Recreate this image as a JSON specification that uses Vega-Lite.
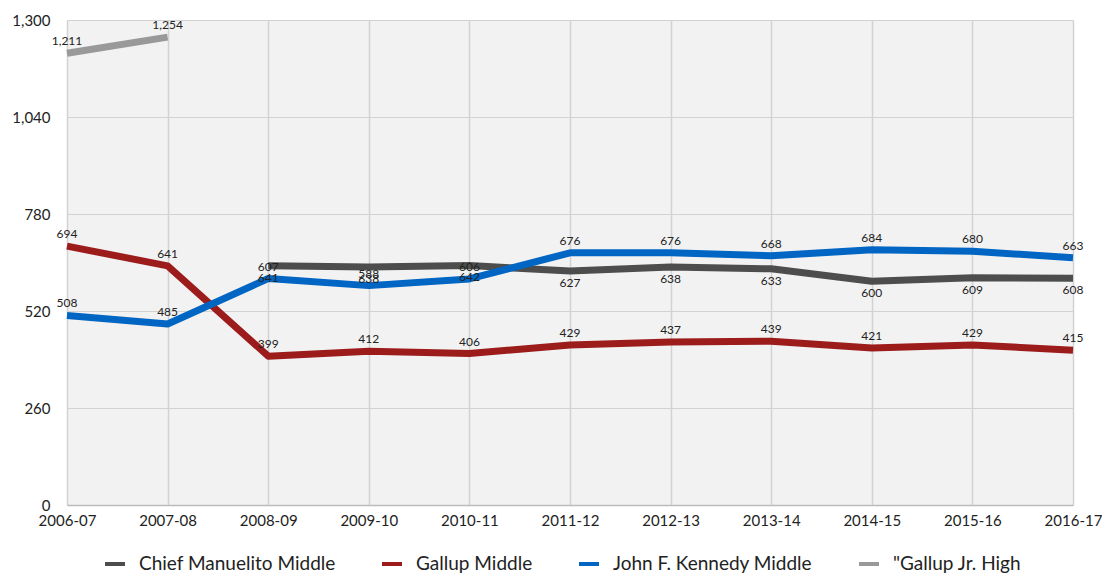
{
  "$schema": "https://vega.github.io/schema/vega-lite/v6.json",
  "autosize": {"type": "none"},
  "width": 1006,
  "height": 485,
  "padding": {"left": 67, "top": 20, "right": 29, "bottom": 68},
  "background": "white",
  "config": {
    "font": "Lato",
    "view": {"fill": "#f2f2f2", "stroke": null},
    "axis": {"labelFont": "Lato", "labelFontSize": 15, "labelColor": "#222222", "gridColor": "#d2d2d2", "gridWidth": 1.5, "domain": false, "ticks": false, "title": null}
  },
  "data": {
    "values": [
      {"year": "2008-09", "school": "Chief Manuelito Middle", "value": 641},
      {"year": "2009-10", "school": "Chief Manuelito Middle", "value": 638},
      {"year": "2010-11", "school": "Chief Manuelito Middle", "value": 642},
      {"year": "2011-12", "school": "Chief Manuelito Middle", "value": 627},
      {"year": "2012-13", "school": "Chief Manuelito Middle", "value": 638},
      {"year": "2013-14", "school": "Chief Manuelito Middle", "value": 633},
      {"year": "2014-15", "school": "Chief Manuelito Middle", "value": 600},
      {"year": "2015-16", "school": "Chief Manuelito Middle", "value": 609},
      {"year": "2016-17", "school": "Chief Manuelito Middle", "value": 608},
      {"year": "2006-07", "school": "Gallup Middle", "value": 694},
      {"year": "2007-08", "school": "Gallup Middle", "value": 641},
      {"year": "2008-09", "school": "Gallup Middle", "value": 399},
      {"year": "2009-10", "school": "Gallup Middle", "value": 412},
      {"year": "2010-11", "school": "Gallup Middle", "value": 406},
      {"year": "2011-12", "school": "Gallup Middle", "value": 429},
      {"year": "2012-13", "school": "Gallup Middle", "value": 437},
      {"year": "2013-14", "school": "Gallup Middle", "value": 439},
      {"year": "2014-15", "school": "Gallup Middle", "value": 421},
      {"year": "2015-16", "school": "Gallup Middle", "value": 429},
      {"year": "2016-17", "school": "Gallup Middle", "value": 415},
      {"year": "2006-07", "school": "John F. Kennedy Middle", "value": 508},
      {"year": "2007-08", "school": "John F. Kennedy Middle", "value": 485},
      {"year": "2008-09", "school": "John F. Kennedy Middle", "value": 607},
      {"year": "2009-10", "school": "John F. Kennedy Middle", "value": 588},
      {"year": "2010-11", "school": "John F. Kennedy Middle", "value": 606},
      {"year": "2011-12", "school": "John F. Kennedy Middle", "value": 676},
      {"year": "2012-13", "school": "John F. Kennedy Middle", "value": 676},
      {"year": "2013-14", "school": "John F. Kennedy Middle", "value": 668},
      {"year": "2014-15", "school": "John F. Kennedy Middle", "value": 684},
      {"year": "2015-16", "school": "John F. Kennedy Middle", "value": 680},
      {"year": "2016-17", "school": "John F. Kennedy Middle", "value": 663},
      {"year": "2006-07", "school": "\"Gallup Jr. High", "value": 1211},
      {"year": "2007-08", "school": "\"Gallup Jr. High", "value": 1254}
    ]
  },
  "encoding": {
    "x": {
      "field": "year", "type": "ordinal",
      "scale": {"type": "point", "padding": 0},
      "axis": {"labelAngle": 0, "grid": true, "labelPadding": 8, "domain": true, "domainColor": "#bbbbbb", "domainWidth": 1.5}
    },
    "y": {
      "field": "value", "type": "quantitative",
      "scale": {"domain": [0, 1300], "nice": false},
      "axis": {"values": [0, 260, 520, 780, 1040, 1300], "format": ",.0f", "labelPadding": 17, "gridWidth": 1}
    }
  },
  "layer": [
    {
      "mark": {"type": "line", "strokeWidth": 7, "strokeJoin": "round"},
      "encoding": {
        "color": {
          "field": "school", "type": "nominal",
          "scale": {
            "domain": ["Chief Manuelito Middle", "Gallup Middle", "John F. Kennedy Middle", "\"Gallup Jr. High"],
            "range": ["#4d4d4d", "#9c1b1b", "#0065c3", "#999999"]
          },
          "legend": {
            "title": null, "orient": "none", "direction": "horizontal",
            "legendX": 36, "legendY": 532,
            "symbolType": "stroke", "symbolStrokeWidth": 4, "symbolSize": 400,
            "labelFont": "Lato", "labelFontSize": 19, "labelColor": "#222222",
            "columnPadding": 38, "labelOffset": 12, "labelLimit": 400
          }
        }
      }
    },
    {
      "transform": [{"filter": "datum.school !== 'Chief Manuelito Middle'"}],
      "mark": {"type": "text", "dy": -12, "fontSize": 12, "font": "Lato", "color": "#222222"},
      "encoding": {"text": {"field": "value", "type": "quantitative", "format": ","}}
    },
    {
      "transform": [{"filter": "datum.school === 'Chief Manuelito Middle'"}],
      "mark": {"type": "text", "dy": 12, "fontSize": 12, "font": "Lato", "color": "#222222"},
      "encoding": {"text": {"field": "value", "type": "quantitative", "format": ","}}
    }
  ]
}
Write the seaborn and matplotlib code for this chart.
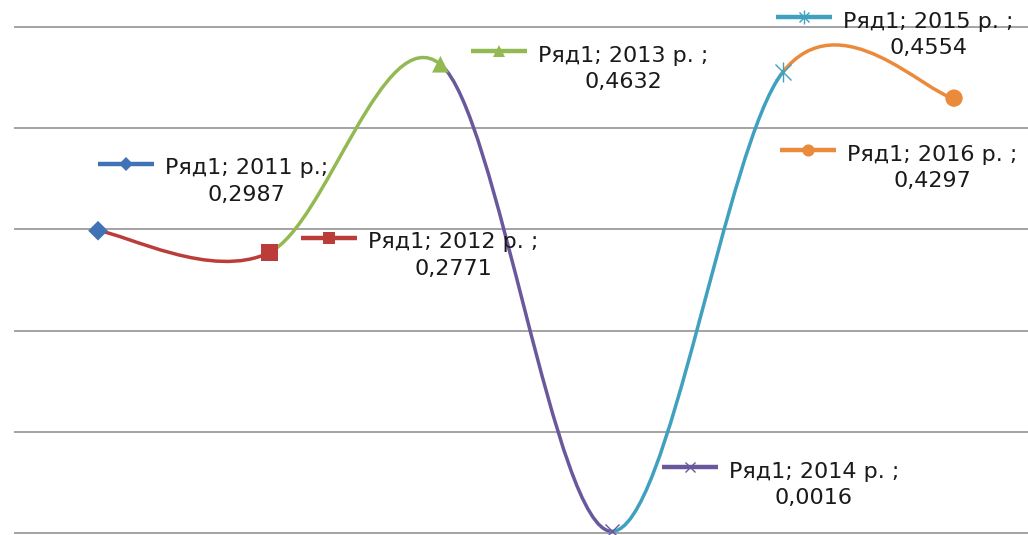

****************

■ What is being asked: Which lines above contain the word "this"? Copy each of them.

■ Exercise answer:
Recreate this image as a JSON specification that uses Vega-Lite.
Write the seaborn and matplotlib code for this chart.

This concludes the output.